En segundo lugar, atendiendo a los barómetros del CIS, los mismos que estiman una ventaja electoral popular, desde octubre de 2007 hasta octubre de 2009 el votante que se sitúa en el centro de la escala ideológica no sólo no cree que el PP lo esté haciendo mejor sino que ha ido perdiendo la confianza en él. De entre esos votantes centristas, quienes tienen mala o muy mala opinión del PP han pasado de ser el 39,7% a ser el 46,5%. Y quienes tienen mala o muy mala opinión de su líder han pasado del 72,9% al 80,02%. Insisto, esto entre el votante que se sitúa en el 5-6 de la escala.
Hay un dato que sorprendentemente está fuera del debate político español, pese a que su representación gráfica permite incorporarlo a él con mucha facilidad. Se trata del gráfico que el Centro de Investigaciones Sociológicas elabora desde hace años acerca de la confianza de los ciudadanos en el Gobierno y en el principal partido de la oposición. Su última actualización sigue mostrando al Partido Popular por debajo del Gobierno, y al conjunto del sistema en su punto de mayor descrédito de toda la historia.

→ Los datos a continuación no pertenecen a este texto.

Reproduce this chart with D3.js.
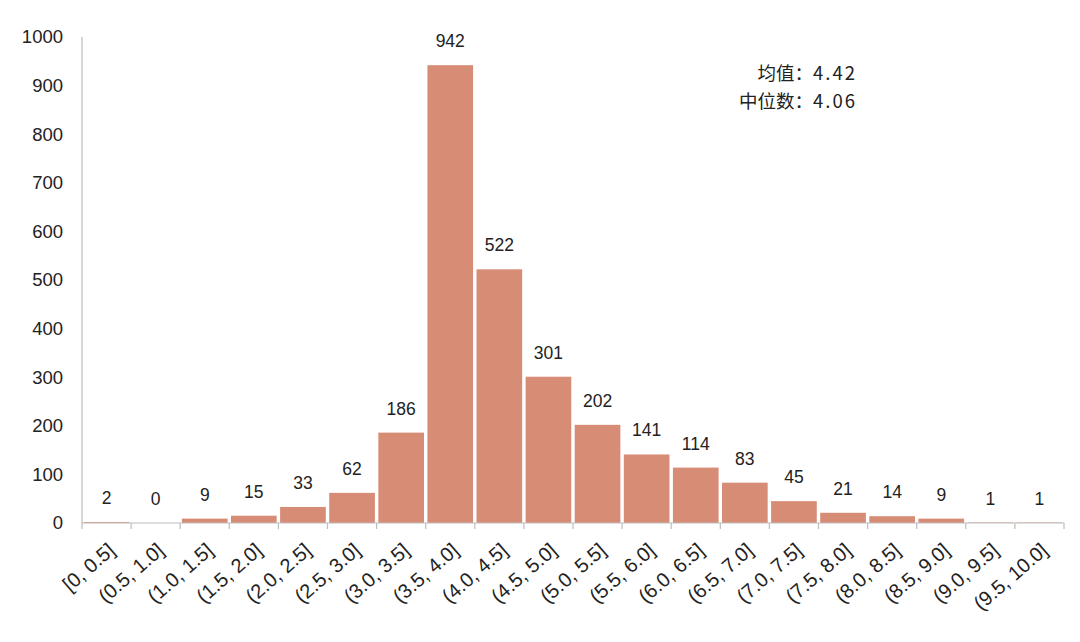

A esto se añade una sorpresa más: el punto ínfimo que ha alcanzado la oposición coincide con un notable proceso de derechización de la opinión pública, que, además, cree que el PP es hoy más de derechas que hace un año. Sin embargo, no confía en él.
Sin duda alguna, todo esto justifica sobradamente abrir cuantos debates sean precisos para devolver a la política española a la buena senda. El Partido Popular, como cualquier partido, no es más que un instrumento de eso. Un debate en el que deberán tener su lugar argumentos ideológicos, electorales, estratégicos y tácticos. Todos tienen su importancia. En suma, un debate político de verdad, que no amenaza ni a corto ni a medio plazo la posición de nadie, aunque esto es siempre secundario frente a lo anterior. Lo que amenaza la posición de todos es que el debate no tenga lugar. Pero lo tendrá.
Por lo pronto, y visto lo ocurrido en las últimas semanas, parece legítimo preguntarse si el nuevo modelo de partido que se impulsa desde hace algo más de un año es el fruto de un proceso de elección racional o una mera consecuencia del estado en que el PP llegó al congreso de Valencia. ¿Se podía haber elegido en ese momento un modelo de partido que concediera más peso a la dirección nacional? ¿Se juzga ahora que ese modelo era bueno? ¿Se pretende rectificar? ¿Se pretende un modelo asimétrico que conceda autonomía sólo a algunas ejecutivas territoriales y no a otras? ¿Eso es fruto de una elección racional o sólo es fruto de un cambio de circunstancias?
Todo esto importa e importa mucho. Porque no se trata de saber quién se encontrará sobre quién cuando todos hayamos alcanzado el fondo del barranco por el que vamos despeñándonos. Quien sólo se hace esa pregunta merece ser quien esté debajo.
Miguel Ángel Quintanilla Navarro, politólogo.